Tesla announced a record-breaking number of fourth quarter deliveries on Wednesday, stating that it made homes for 90,700 vehicles since September. Despite the increase, shareholders felt a certain unsteadiness as stock prices declined and investors expressed their disappointment over failed expectations to close out the year.
Of the 90,700 vehicles delivered, Tesla produced 86,555 during Q4. This represents an overflow from previous quarters totaling 4,145 cars, or 4.6 percent of all deliveries. It’s not clear if the leftovers were Model 3s from Q3, or if there were a number of Model S or X vehicles allocated to customers. Unsurprisingly, the Model 3 took the lead by comprising nearly 70 percent of all deliveries made during the quarter. The breakdown is as follows:
- 63,150 Model 3 (an increase of 13 percent over Q3)
- 14,050 Model X
- 13,500 Model S
Just before the holidays, CEO Elon Musk announced on Twitter that Tesla had released all pending vehicles for sale where owners could not take delivery before the end of the year.
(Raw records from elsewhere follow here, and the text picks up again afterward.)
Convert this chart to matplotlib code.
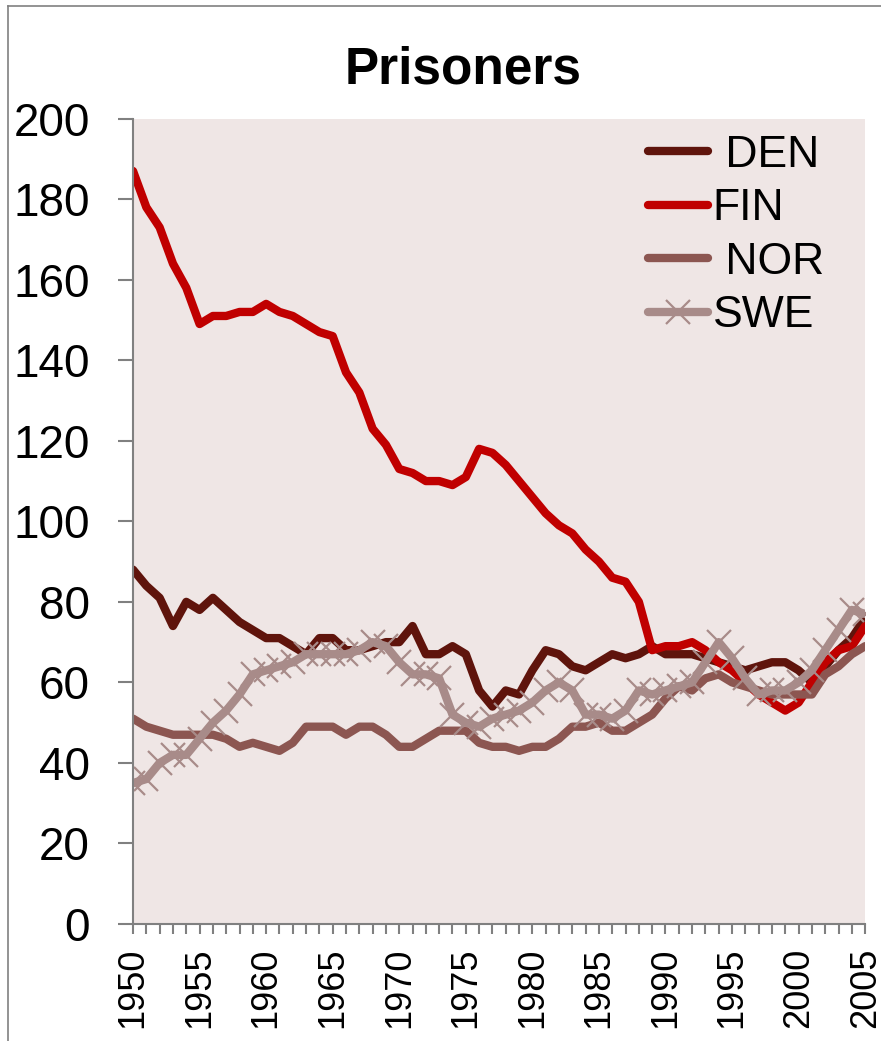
import matplotlib.pyplot as plt
from matplotlib.lines import Line2D

plt.rcParams['font.family'] = ['Liberation Sans', 'DejaVu Sans']

years = list(range(1950, 2006))

den = [88, 84, 81, 74, 80, 78, 81, 78, 75, 73,
       71, 71, 69, 67, 71, 71, 68, 68, 69, 70,
       70, 74, 67, 67, 69, 67, 58, 54, 58, 57,
       63, 68, 67, 64, 63, 65, 67, 66, 67, 69,
       67, 67, 67, 66, 65, 64, 63, 64, 65, 65,
       63, 60, 64, 68, 71, 76]

fin = [187, 178, 173, 164, 158, 149, 151, 151, 152, 152,
       154, 152, 151, 149, 147, 146, 137, 132, 123, 119,
       113, 112, 110, 110, 109, 111, 118, 117, 114, 110,
       106, 102, 99, 97, 93, 90, 86, 85, 80, 68,
       69, 69, 70, 68, 65, 63, 60, 57, 55, 53,
       55, 60, 65, 68, 69, 74]

nor = [51, 49, 48, 47, 47, 47, 47, 46, 44, 45,
       44, 43, 45, 49, 49, 49, 47, 49, 49, 47,
       44, 44, 46, 48, 48, 48, 45, 44, 44, 43,
       44, 44, 46, 49, 49, 50, 48, 48, 50, 52,
       56, 59, 58, 61, 62, 60, 59, 58, 57, 57,
       57, 57, 62, 64, 67, 69]

swe = [35, 36, 40, 42, 42, 46, 50, 53, 57, 62,
       63, 64, 65, 67, 67, 67, 67, 68, 70, 69,
       65, 62, 62, 61, 52, 50, 49, 51, 52, 53,
       55, 58, 60, 58, 52, 52, 51, 53, 58, 57,
       58, 59, 60, 65, 70, 66, 61, 57, 58, 58,
       60, 63, 68, 73, 78, 77]

fig = plt.figure(figsize=(8.81, 10.41), dpi=100)
ax = fig.add_axes([0.151, 0.1124, 0.831, 0.7736])
ax.set_facecolor('#EFE6E5')

ax.plot(years, den, color='#5F140C', lw=6, label=' DEN', solid_capstyle='round')
ax.plot(years, fin, color='#C00000', lw=6, label='FIN', solid_capstyle='round')
ax.plot(years, nor, color='#8C5651', lw=6, label=' NOR', solid_capstyle='round')
ax.plot(years, swe, color='#A88B89', lw=6, label='SWE', marker='x',
        markersize=17, markeredgewidth=1.6, solid_capstyle='round')

ax.set_xlim(1950, 2005)
ax.set_ylim(0, 200)
ax.set_yticks(range(0, 201, 20))
ax.set_xticks(range(1950, 2006, 5))
ax.set_xticks(years, minor=True)
ax.tick_params(axis='y', labelsize=33, length=11, width=1.5, color='#808080', pad=20)
ax.tick_params(axis='x', which='both', labelsize=26, length=7, width=1.5,
               color='#808080', rotation=90, pad=10)

for side in ['top', 'right']:
    ax.spines[side].set_visible(False)
for side in ['left', 'bottom']:
    ax.spines[side].set_color('#808080')
    ax.spines[side].set_linewidth(1.5)

fig.text(463 / 881, 1 - 83 / 1041, 'Prisoners', fontsize=37, fontweight='bold',
         ha='center', va='baseline')

ax.legend(loc='upper left', frameon=False, fontsize=32, handlelength=1.35,
          handletextpad=0.1, labelspacing=0.28, borderaxespad=0, borderpad=0,
          bbox_to_anchor=(0.7035, 0.98))

# outer chart border
fig.add_artist(Line2D([8/881, 8/881], [0, 1 - 6/1041], color='#808080', lw=1.2))
fig.add_artist(Line2D([8/881, 1], [1 - 6/1041, 1 - 6/1041], color='#808080', lw=1.2))

fig.savefig('out.png', dpi=100)
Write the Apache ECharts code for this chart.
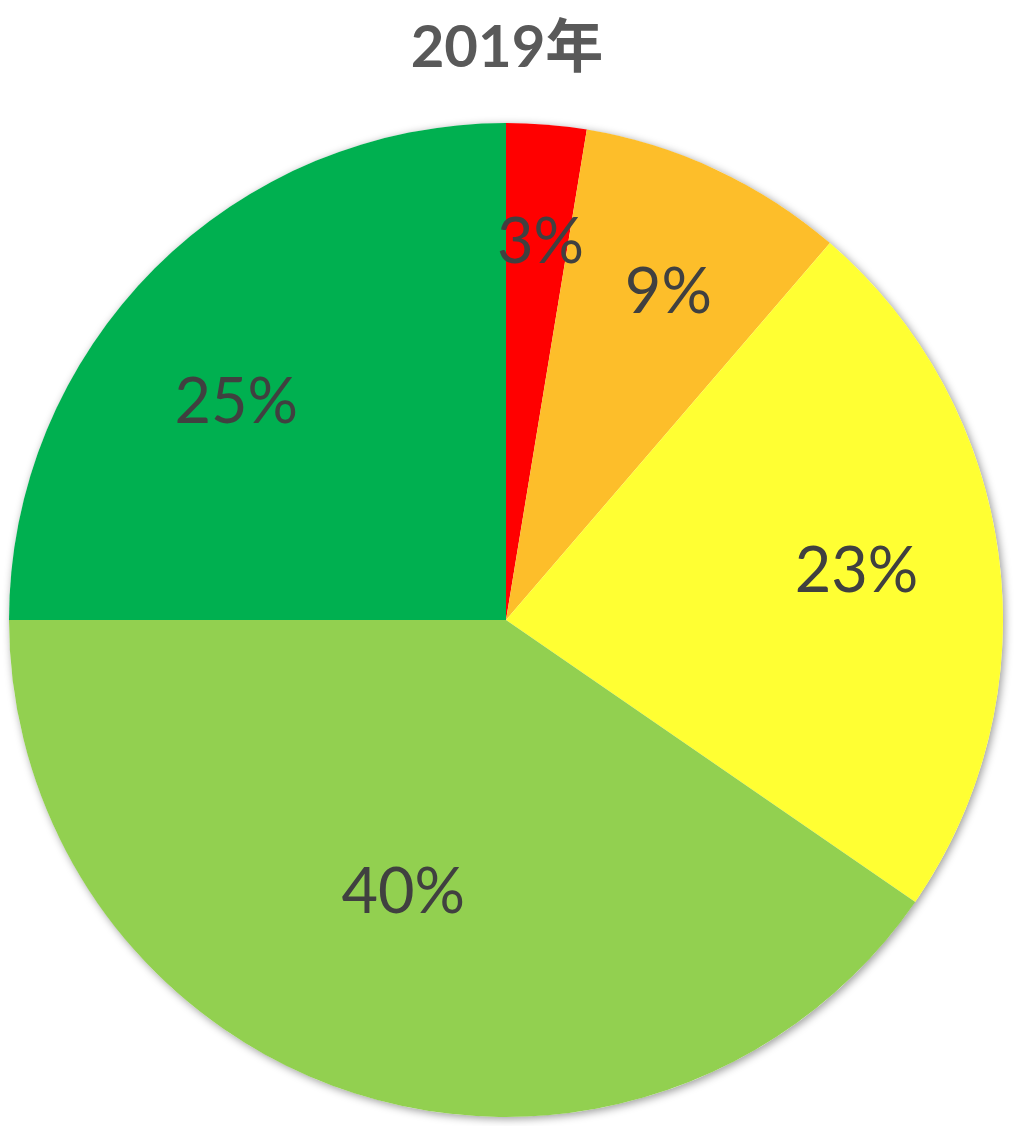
<!DOCTYPE html>
<html>
<head>
<meta charset="utf-8">
<script src="https://cdn.jsdelivr.net/npm/echarts@6/dist/echarts.min.js"></script>
<style>
html,body{margin:0;padding:0;background:#fff;}
#chart{width:1014px;height:1126px;}
</style>
</head>
<body>
<div id="chart"></div>
<script>
// ---- data ----
const titleText = '2019年';
const categories = ['A', 'B', 'C', 'D', 'E'];
const values = [2.6, 8.7, 23.3, 40.4, 25.0];
const labels = ['3%', '9%', '23%', '40%', '25%'];
const colors = ['#FF0000', '#FDBE2A', '#FFFF33', '#92D050', '#00B050'];

// label nudges (style only, relative to default inside position)
const labelNudge = [[14, -127], [56, -99], [101, -16], [-28, 33], [-92, -39]];

const total = values.reduce((a, b) => a + b, 0);

const chart = echarts.init(document.getElementById('chart'));
chart.setOption({
  animation: false,
  backgroundColor: '#ffffff',
  title: {
    text: titleText,
    left: 'center',
    top: 14,
    textStyle: {
      fontFamily: 'Lato, "Noto Sans CJK SC", sans-serif',
      fontWeight: 'bold',
      fontSize: 58,
      color: '#595959'
    }
  },
  series: [{
    // outer shadow disc
    type: 'pie',
    silent: true,
    center: ['506px', '620px'],
    radius: [0, 497],
    label: { show: false },
    labelLine: { show: false },
    itemStyle: {
      color: '#ffffff',
      shadowBlur: 8,
      shadowColor: 'rgba(0,0,0,0.4)',
      shadowOffsetX: 2,
      shadowOffsetY: 2
    },
    emphasis: { disabled: true },
    data: [{ name: 'bg', value: total }]
  }, {
    type: 'pie',
    center: ['506px', '620px'],
    radius: [0, 497],
    startAngle: 90,
    clockwise: true,
    avoidLabelOverlap: false,
    itemStyle: { borderWidth: 0 },
    label: {
      show: true,
      position: 'inside',
      fontFamily: 'Lato, "Noto Sans", sans-serif',
      fontSize: 63,
      color: '#404040',
      formatter: p => labels[p.dataIndex]
    },
    labelLine: { show: false },
    labelLayout: p => ({ dx: labelNudge[p.dataIndex][0], dy: labelNudge[p.dataIndex][1] }),
    emphasis: { disabled: true },
    data: categories.map((c, i) => ({ name: c, value: values[i], itemStyle: { color: colors[i] } }))
  }]
});
</script>
</body>
</html>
The announcement came as part of a push by Tesla to move as many vehicles as the automaker could before the $7,500 tax credit was slashed in half at the end of 2018. Tesla says that another 2,907 vehicles (an additional 3.2 percent) were en route to customers at the closing of 2018, a potential $10.9 million burn for Tesla if all units were promised year-end delivery.
In total, Tesla has delivered a total of 245,240 vehicles to customers since its launch. This includes 145,846 Model 3s and a total 99,394 units of Model S and X combined. Nearly half of all deliveries took place in fiscal year 2018, making it the largest year for Tesla growth on record.
Shareholders, however, weren’t necessarily impressed with the growth. During morning trading, stocks fell nearly 8.7 percent from Tuesday’s closing of $332.80, sliding to a floor of $303.96. Shares have recovered slightly during normal daily trading. Gene Munster, founder of Luop Ventures, spoke with CNBC regarding losses, stating that the financial firm still believes that there are production issues in play that are limiting the number of potential deliveries.
Furthermore, Luop Ventures doubled-down on its belief that the number of deliveries is not tied to demand (or rather, lack thereof) in a company-issued statement. The firm went on to state that it believes Tesla demand is instead tied to financial incentives such as the EV tax credit which will be eliminated by the end of 2019. Munster believes that through lower-priced configurations and European demand, Tesla will be able to continue to grow steadily during 2019.
For some, the sliding shares are a signal for disappointment, but for others, it’s just an average opportunity to buy the dip on Tesla’s fiscal roller coaster.